For the applicant: Adv. MvR Potgieter, SC (083 600 0871)

Instructed by: Senekal Simmonds Inc

19 Riley Road

Bedfordview

Tel: 011 450 3084

Ref: JH Senekal/dk/O107MAT3962

For the first to fourth respondents: Adv. C Bothma (083 284 7267)

Instructed by: Edward Nathan Sonnenbergs

150 West Street,

Sandton

Johannesburg

Tel: 011 269 7600

Ref: Ms K Simpson/0346905

Date of hearing: 04 May 2016

Date of judgment: 06 May 2016

[1] After SA Sentrale Ko-op Graanmaatskappy Bpk v Shifren, 1964 (4) SA 760 (A).

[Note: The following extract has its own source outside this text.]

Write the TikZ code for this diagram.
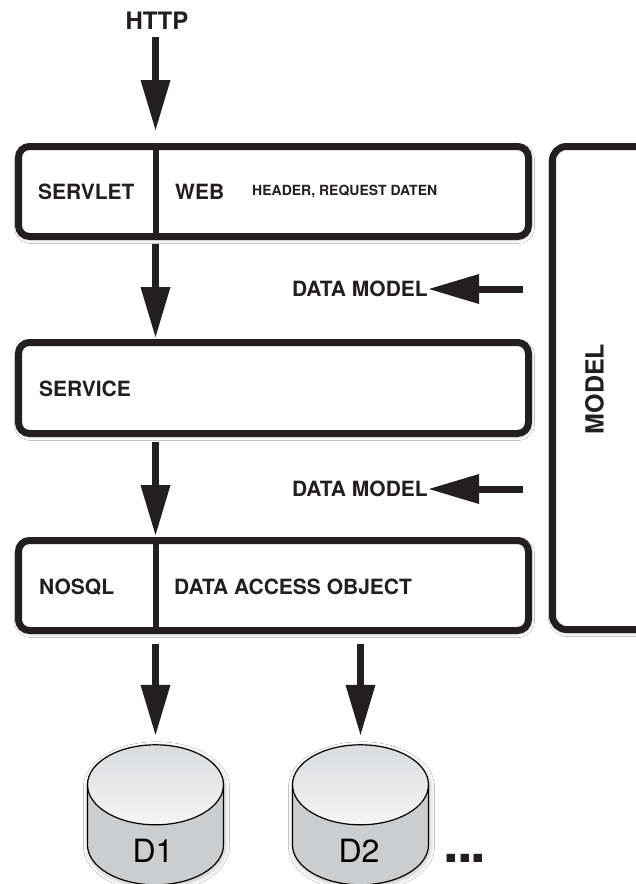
\documentclass[tikz,border=0pt]{standalone}
\usepackage{fontspec}
\setmainfont{TeX Gyre Heros}
\usetikzlibrary{arrows.meta,shadows.blur}
\definecolor{ink}{RGB}{35,31,32}
\definecolor{dbbody}{RGB}{204,205,207}
\definecolor{dbtop}{RGB}{218,219,221}

\begin{document}
\begin{tikzpicture}[x=1pt,y=1pt,
  softshadow/.style={blur shadow={shadow xshift=1pt, shadow yshift=-2pt,
      shadow blur radius=5pt, shadow blur steps=8, shadow opacity=28}},
  layer/.style={draw=ink, line width=7pt, rounded corners=11pt, fill=white,
      inner sep=0pt, softshadow},
  lbl/.style={font=\fontsize{21}{21}\selectfont\bfseries, text=ink, inner sep=0pt},
  small/.style={font=\fontsize{14}{14}\selectfont\bfseries, text=ink, inner sep=0pt},
  bigarrow/.style={draw=ink, line width=7pt,
      -{Triangle[length=50pt,width=30pt,line width=0pt]}},
  divider/.style={draw=ink, line width=6pt},
  dbline/.style={draw=black, line width=1.2pt},
  dbslot/.style={minimum width=136pt, minimum height=140pt, inner sep=0pt},
  dblabel/.style={font=\fontsize{32}{32}\selectfont, text=black, inner sep=0pt}]

\fill[white] (0,0) rectangle (636,-884);
\useasboundingbox (0,0) rectangle (636,-884);

% column of the left-hand arrows and dividers
\coordinate (col) at (155.5,0);

% layers
\node[layer, minimum width=510pt, minimum height=90pt] (web) at (273.5,-191.5) {};
\node[layer, minimum width=510pt, minimum height=91pt] (service) at (273.5,-388) {};
\node[layer, minimum width=510pt, minimum height=90pt] (dao) at (273.5,-585.5) {};
\node[layer, minimum width=144pt, minimum height=483pt, rounded corners=14pt] (model) at (624.5,-388) {};

\draw[divider] (web.north -| col) -- (web.south -| col);
\draw[divider] (dao.north -| col) -- (dao.south -| col);

% labels
\node[lbl, font=\fontsize{24}{24}\selectfont\bfseries] (http) at (157,-20.5) {HTTP};
\node[lbl, anchor=west] (servlet) at (38,-192) {SERVLET};
\node[lbl, anchor=west] (weblbl) at (175,-192) {WEB};
\node[small, anchor=west] (header) at (252,-192) {HEADER, REQUEST DATEN};
\node[lbl, anchor=west] (servicelbl) at (39,-389) {SERVICE};
\node[lbl, anchor=west] (nosql) at (39,-587) {NOSQL};
\node[lbl, anchor=west] (daolbl) at (174,-587) {DATA ACCESS OBJECT};
\node[lbl, anchor=east] (dm1) at (428,-289) {DATA MODEL};
\node[lbl, anchor=east] (dm2) at (428,-489) {DATA MODEL};
\node[lbl, font=\fontsize{25}{25}\selectfont\bfseries, rotate=90] (modellbl) at (594.5,-389) {MODEL};

% databases
\node[dbslot] (db1) at (155.5,-815) {};
\node[dbslot] (db2) at (360.5,-815) {};
\foreach \d in {db1,db2}{
  \begin{scope}[shift={(\d.north)}]
    \fill[dbbody, softshadow] (-68,-40) arc[start angle=180, end angle=0, x radius=68pt, y radius=40pt]
      -- (68,-100) arc[start angle=0, end angle=-180, x radius=68pt, y radius=40pt] -- cycle;
    \shade[top color=dbtop, bottom color=white!96!black] (0,-40) ellipse[x radius=68pt, y radius=40pt];
    \draw[dbline] (-68,-40) -- (-68,-100) arc[start angle=180, end angle=360, x radius=68pt, y radius=40pt] -- (68,-40);
    \draw[dbline] (0,-40) ellipse[x radius=68pt, y radius=40pt];
  \end{scope}
}
\node[dblabel] (d1) at (153,-851) {D1};
\node[dblabel] (d2) at (359,-851) {D2};
\node[inner sep=0pt, text=ink, font=\fontsize{56}{56}\selectfont\bfseries] (more) at (465,-858) {.\kern-2pt.\kern-2pt.};

% connectors
\coordinate (src1) at (523,-289);
\coordinate (src2) at (523,-489);
\draw[bigarrow, shorten <=8pt, shorten >=13pt] (http.south -| col) -- (web.north -| col);
\draw[bigarrow, shorten <=4pt, shorten >=2pt] (web.south -| col) -- (service.north -| col);
\draw[bigarrow, shorten <=5pt, shorten >=2pt] (service.south -| col) -- (dao.north -| col);
\draw[bigarrow, shorten <=10pt, shorten >=10pt] (dao.south -| db1.north) -- (db1.north);
\draw[bigarrow, shorten <=10pt, shorten >=10pt] (dao.south -| db2.north) -- (db2.north);
\draw[bigarrow, shorten >=1pt] (src1) -- (dm1.east);
\draw[bigarrow, shorten >=1pt] (src2) -- (dm2.east);
\end{tikzpicture}
\end{document}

[2] I will not now consider whether it is permissible to make out a case in motion proceedings based on what is said or not said in the answering affidavit.  Normally, the courts have insisted that the cause of action must be completed already when the notice of motion is issued. Courts have however also held that they have a discretion in this regard, particularly when at least a part of the cause of action already existed when the initiating process was issued. In any event, the respondents did not argue the point.

[3] Van der Walt v Minnaar, 1954 (3) SA 932 (O), referred to with apparent approval in Telcordia Technologies Inc v Telkom SA Ltd, 2007 (3) SA 266 (SCA).

[4] Minister of Home Affairs and Another v American Ninja IV Partnership and Another, [1992] ZASCA 164; 1993 (1) SA 257 (A), esp at 269 per Nestadt, JA.

[5] Kwazulu-Natal Joint Liaison Committee v MEC for Education, Kwazulu-Natal and Others, 2013 (4) SA 262 (CC).

[6] The written sale agreement provides that the purchase price would be the appropriate fraction of the mean (p34 cl 4.4.6) of two valuations, one to be obtained by the seller and one by the first respondent (p33 cl 4.4.1 and cl 4.4.3). Two valuations were obtained, the one by the seller valuing the shares at R44 804 000, and the one by the first respondent valuing the shares at R25 000 000. The seller disputes the lower of the two, that obtained by the first respondent, and says that it contains manifest errors. See, for a comparable case and the meaning of “manifest error”, JFH James v Micor Holdings Ltd and Another, case no. 87/23279, unreported judgment handed down in the then WLD, on 26 November 1998. 

[7] This is on the assumption that I have made in favour of the seller.